» **Stated problem**:
Where a line contains the word "matplotlib", copy that line in full.

» **Given information**:
▬▬▬

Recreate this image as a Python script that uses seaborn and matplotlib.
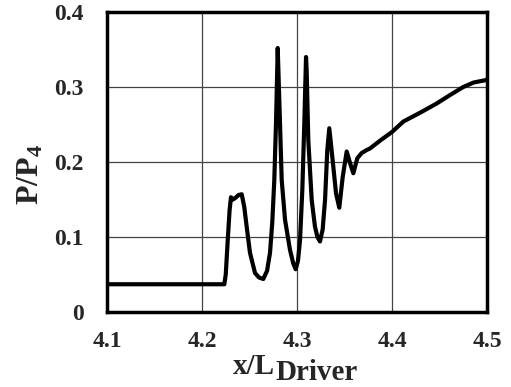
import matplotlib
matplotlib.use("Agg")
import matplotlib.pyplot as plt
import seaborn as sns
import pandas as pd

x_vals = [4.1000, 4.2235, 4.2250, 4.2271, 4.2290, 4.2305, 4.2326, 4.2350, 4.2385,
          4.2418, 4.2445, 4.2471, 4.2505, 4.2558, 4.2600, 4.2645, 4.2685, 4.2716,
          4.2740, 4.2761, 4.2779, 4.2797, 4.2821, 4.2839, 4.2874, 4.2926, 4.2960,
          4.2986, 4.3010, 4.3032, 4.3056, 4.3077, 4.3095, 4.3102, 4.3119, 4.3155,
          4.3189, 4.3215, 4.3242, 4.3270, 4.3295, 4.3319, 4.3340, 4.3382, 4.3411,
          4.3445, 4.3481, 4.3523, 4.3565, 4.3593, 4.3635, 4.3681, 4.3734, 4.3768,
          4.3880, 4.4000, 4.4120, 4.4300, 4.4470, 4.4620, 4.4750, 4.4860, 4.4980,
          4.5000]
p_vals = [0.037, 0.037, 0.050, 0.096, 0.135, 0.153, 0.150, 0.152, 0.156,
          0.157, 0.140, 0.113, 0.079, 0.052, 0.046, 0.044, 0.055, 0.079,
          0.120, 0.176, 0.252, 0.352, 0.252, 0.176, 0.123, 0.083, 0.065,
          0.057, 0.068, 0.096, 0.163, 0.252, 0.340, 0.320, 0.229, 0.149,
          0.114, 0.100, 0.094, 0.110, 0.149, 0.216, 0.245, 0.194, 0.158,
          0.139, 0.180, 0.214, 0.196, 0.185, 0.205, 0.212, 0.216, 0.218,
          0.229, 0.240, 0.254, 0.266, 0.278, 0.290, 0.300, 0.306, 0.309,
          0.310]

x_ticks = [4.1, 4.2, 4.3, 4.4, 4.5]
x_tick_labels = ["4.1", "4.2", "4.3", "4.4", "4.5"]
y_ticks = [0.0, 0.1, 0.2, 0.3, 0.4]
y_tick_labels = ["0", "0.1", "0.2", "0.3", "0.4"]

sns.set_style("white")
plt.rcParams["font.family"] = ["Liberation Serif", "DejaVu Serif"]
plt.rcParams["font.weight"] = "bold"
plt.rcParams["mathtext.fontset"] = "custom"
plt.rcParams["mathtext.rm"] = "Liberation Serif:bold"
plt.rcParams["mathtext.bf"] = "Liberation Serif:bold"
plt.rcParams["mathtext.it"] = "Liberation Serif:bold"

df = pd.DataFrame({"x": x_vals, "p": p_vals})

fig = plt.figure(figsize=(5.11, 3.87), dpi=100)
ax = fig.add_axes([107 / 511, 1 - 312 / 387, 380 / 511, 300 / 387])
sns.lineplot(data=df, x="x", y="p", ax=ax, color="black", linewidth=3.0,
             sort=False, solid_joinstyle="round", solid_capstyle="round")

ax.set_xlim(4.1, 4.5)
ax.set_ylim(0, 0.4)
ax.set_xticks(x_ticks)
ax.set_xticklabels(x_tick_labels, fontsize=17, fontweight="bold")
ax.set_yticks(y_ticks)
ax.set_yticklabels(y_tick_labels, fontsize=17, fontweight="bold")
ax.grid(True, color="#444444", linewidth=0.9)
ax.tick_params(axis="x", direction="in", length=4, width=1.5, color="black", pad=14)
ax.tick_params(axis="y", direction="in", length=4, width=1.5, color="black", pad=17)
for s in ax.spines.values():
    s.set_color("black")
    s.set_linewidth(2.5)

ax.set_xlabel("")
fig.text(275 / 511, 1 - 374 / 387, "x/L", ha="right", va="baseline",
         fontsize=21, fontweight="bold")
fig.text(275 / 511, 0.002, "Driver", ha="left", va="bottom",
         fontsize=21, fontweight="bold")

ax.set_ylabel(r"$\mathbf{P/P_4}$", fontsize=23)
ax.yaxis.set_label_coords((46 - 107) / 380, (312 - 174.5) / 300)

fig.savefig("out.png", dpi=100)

▬▬▬

» **Answer below**:
Recreate this image as a Python script that uses seaborn and matplotlib.
import matplotlib
matplotlib.use("Agg")
import matplotlib.pyplot as plt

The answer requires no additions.